Cancer Was A Gift
My name is Eric Farlow and I am a survivor of AML Leukemia. I have been in remission for 10 years. I was diagnosed the day before my twelfth birthday, and it has forever changed me and helped shape who I am today. I now see it as a gift that I did not want at the time and that I would never wish upon anyone, but has taught me valuable lessons about life and about myself.
I learned that your life is 10% what happens to you, and 90% your attitude. I learned a lot about death because there were constantly kids that I would meet who were going through my same situation and would end up passing away. This helped me form a very unique perspective on death that has really helped me, in turn, understand life. Realizing that my friends are dying and that I could just as easily follow showed me that I was mortal than ever. It was a morbid feeling watching how children my age would just come and go. One day they would be in front of me and be alive and smiling and then the next day be completely nonexistent and then buried. Sometimes I would ask where someone was and why I hadn’t seen them in a few days and sometimes it was because they were discharged and I was in chemo or asleep when they left. I would never see them again, but knowing that they made it out alive was comforting. However, the nurses and doctors would always give me very roundabout answers when I would ask where friends Mo or Ralph was. They didn’t want to tell me that they died, in fear of discouraging me or sending me into depression.

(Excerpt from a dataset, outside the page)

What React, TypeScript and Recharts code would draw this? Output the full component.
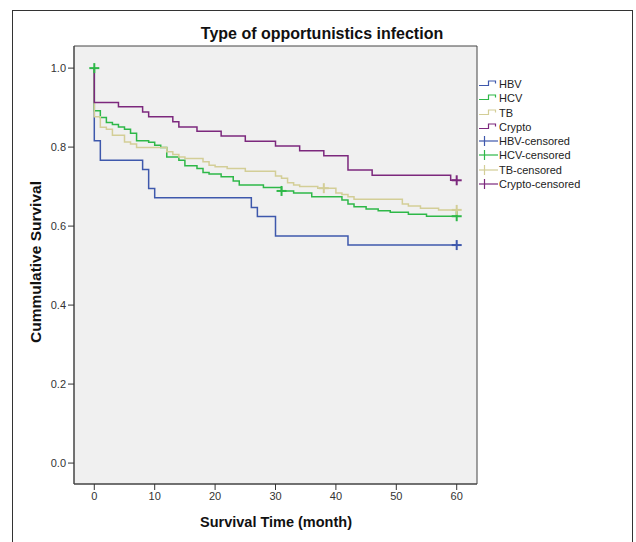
import React from 'react';
import { ComposedChart, Line, Scatter, XAxis, YAxis, CartesianGrid, ReferenceArea } from 'recharts';

// ---- data ----
const hbvTime = [0, 0, 1, 8, 9, 10, 26, 27, 30, 42, 60];
const hbvSurv = [1.0, 0.816, 0.767, 0.743, 0.695, 0.672, 0.647, 0.624, 0.575, 0.552, 0.552];
const hbvCensTime = [60];
const hbvCensSurv = [0.552];

const hcvTime = [0, 0, 1, 2, 3, 4, 5, 6, 7, 9, 10, 11, 12, 14, 15, 17, 18, 19, 21, 23, 24, 28, 31, 33, 36, 41, 42, 43, 45, 47, 49, 52, 55, 60];
const hcvSurv = [1.0, 0.892, 0.875, 0.862, 0.857, 0.851, 0.845, 0.835, 0.816, 0.812, 0.805, 0.799, 0.775, 0.767, 0.753, 0.746, 0.736, 0.732, 0.725, 0.714, 0.704, 0.698, 0.689, 0.684, 0.674, 0.666, 0.656, 0.649, 0.643, 0.639, 0.635, 0.630, 0.625, 0.625];
const hcvCensTime = [0, 31, 60];
const hcvCensSurv = [1.0, 0.689, 0.625];

const tbTime = [0, 0, 1, 2, 3, 5, 6, 7, 12, 13, 14, 15, 18, 19, 20, 22, 25, 30, 31, 32, 33, 34, 37, 40, 41, 42, 43, 51, 52, 54, 57, 60];
const tbSurv = [1.0, 0.877, 0.850, 0.845, 0.830, 0.813, 0.808, 0.799, 0.788, 0.781, 0.775, 0.771, 0.763, 0.754, 0.750, 0.746, 0.739, 0.727, 0.721, 0.710, 0.704, 0.700, 0.696, 0.684, 0.680, 0.674, 0.668, 0.656, 0.651, 0.645, 0.641, 0.641];
const tbCensTime = [38, 60];
const tbCensSurv = [0.696, 0.641];

const cryptoTime = [0, 0, 4, 8, 9, 13, 14, 17, 21, 25, 30, 34, 38, 42, 46, 59, 60];
const cryptoSurv = [1.0, 0.913, 0.902, 0.889, 0.877, 0.864, 0.851, 0.840, 0.828, 0.815, 0.803, 0.791, 0.778, 0.742, 0.729, 0.716, 0.716];
const cryptoCensTime = [60];
const cryptoCensSurv = [0.716];

const xTicks = [0, 10, 20, 30, 40, 50, 60];
const yTicks = [0, 0.2, 0.4, 0.6, 0.8, 1.0];
const xDomain = [-3.36, 63.36];
const yDomain = [-0.053, 1.056];

const legendNames = ['HBV', 'HCV', 'TB', 'Crypto', 'HBV-censored', 'HCV-censored', 'TB-censored', 'Crypto-censored'];
const colors = ['#3E58AC', '#2EB848', '#D3CE97', '#7C287D'];

const zip = (t: number[], s: number[]) => t.map((v, i) => ({ t: v, s: s[i] }));

const series = [
  { name: 'HBV', data: zip(hbvTime, hbvSurv), cens: zip(hbvCensTime, hbvCensSurv), color: colors[0] },
  { name: 'HCV', data: zip(hcvTime, hcvSurv), cens: zip(hcvCensTime, hcvCensSurv), color: colors[1] },
  { name: 'TB', data: zip(tbTime, tbSurv), cens: zip(tbCensTime, tbCensSurv), color: colors[2] },
  { name: 'Crypto', data: zip(cryptoTime, cryptoSurv), cens: zip(cryptoCensTime, cryptoCensSurv), color: colors[3] },
];

const FONT = '"Liberation Sans", Arial, sans-serif';

const makeCross = (color: string) => (props: any) => {
  const { cx, cy } = props;
  if (cx == null || cy == null) return <g />;
  return (
    <g>
      <line x1={cx - 5} y1={cy} x2={cx + 5} y2={cy} stroke={color} strokeWidth={2} />
      <line x1={cx} y1={cy - 5} x2={cx} y2={cy + 5} stroke={color} strokeWidth={2} />
    </g>
  );
};

const LegendIcon = ({ kind, color }: { kind: 'step' | 'cross'; color: string }) => (
  <svg width={21} height={14} style={{ position: 'absolute', left: 0, top: 0 }}>
    {kind === 'step' ? (
      <path d="M1,8.5 H10.5 V4 H17.5 V6.5" fill="none" stroke={color} strokeWidth={1.2} />
    ) : (
      <g>
        <line x1={1} y1={7} x2={20} y2={7} stroke={color} strokeWidth={1.2} />
        <line x1={6.5} y1={2} x2={6.5} y2={12} stroke={color} strokeWidth={1.2} />
      </g>
    )}
  </svg>
);

export default function App() {
  return (
    <div style={{ position: 'absolute', left: 0, top: 0, width: 636, height: 542, overflow: 'hidden', background: '#fff', fontFamily: FONT }}>
      <div style={{ position: 'absolute', left: 12, top: 10, width: 621, height: 600, border: '1px solid #333', boxSizing: 'border-box' }} />
      <div style={{ position: 'absolute', left: 0, top: 0 }}>
        <ComposedChart width={636} height={542} margin={{ top: 46, right: 159, bottom: 28, left: 34 }}>
          <CartesianGrid horizontal={false} vertical={false} fill="#F0F0F0" />
          <XAxis
            type="number"
            dataKey="t"
            domain={xDomain}
            ticks={xTicks}
            allowDataOverflow
            height={30}
            tickSize={6}
            axisLine={{ stroke: '#444' }}
            tickLine={{ stroke: '#333' }}
            tick={{ fill: '#333', fontSize: 11, fontFamily: FONT }}
          />
          <YAxis
            type="number"
            dataKey="s"
            domain={yDomain}
            ticks={yTicks}
            allowDataOverflow
            width={40}
            tickSize={6}
            tickFormatter={(v: number) => v.toFixed(1)}
            axisLine={{ stroke: '#444' }}
            tickLine={{ stroke: '#333' }}
            tick={{ fill: '#333', fontSize: 11, fontFamily: FONT }}
          />
          <ReferenceArea x1={xDomain[0]} x2={xDomain[1]} y1={yDomain[0]} y2={yDomain[1]} fill="none" stroke="#444" strokeWidth={1} ifOverflow="visible" />
          {series.map((s) => (
            <Line
              key={s.name}
              data={s.data}
              dataKey="s"
              type="stepAfter"
              stroke={s.color}
              strokeWidth={1.5}
              dot={false}
              activeDot={false}
              isAnimationActive={false}
            />
          ))}
          {series.map((s) => (
            <Scatter key={s.name + '-c'} data={s.cens} dataKey="s" shape={makeCross(s.color)} isAnimationActive={false} />
          ))}
        </ComposedChart>
      </div>
      <div style={{ position: 'absolute', left: 122, top: 25, width: 400, textAlign: 'center', fontSize: 16, fontWeight: 'bold', lineHeight: '18px', color: '#111' }}>
        Type of opportunistics infection
      </div>
      <div style={{ position: 'absolute', left: 176, top: 513, width: 200, textAlign: 'center', fontSize: 14.5, fontWeight: 'bold', lineHeight: '18px', color: '#111' }}>
        Survival Time (month)
      </div>
      <div style={{ position: 'absolute', left: -64, top: 253, width: 200, height: 18, textAlign: 'center', fontSize: 15.5, fontWeight: 'bold', lineHeight: '18px', color: '#111', transform: 'rotate(-90deg)' }}>
        Cummulative Survival
      </div>
      {legendNames.map((n, i) => (
        <div key={n} style={{ position: 'absolute', left: 478, top: 77 + i * 14.25, height: 14, width: 150 }}>
          <LegendIcon kind={i < 4 ? 'step' : 'cross'} color={colors[i % 4]} />
          <span style={{ position: 'absolute', left: 21, top: 0, fontSize: 11, lineHeight: '14px', color: '#222', whiteSpace: 'nowrap' }}>{n}</span>
        </div>
      ))}
    </div>
  );
}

This really drilled the concept into me that people will come and go in my life.
Sometimes because they have died, and sometimes because their time in my life has come to an end and that is just as beautiful as the fact that they came into that. That concept transitions perfectly onto another lesson I learned that may just be me, and maybe nobody will understand it, but whatever. I also learned that happiness and sadness are equals. Happiness sends endorphin hormones that tell our body that “happy is good” and Sadness releases stress hormones that says, “Sad is bad”. We need light just like we need dark. We don’t appreciate sunny days very much unless we have rainy days. I am thankful for the low lows because they have given me higher peaks of joy and gratitude for my life today.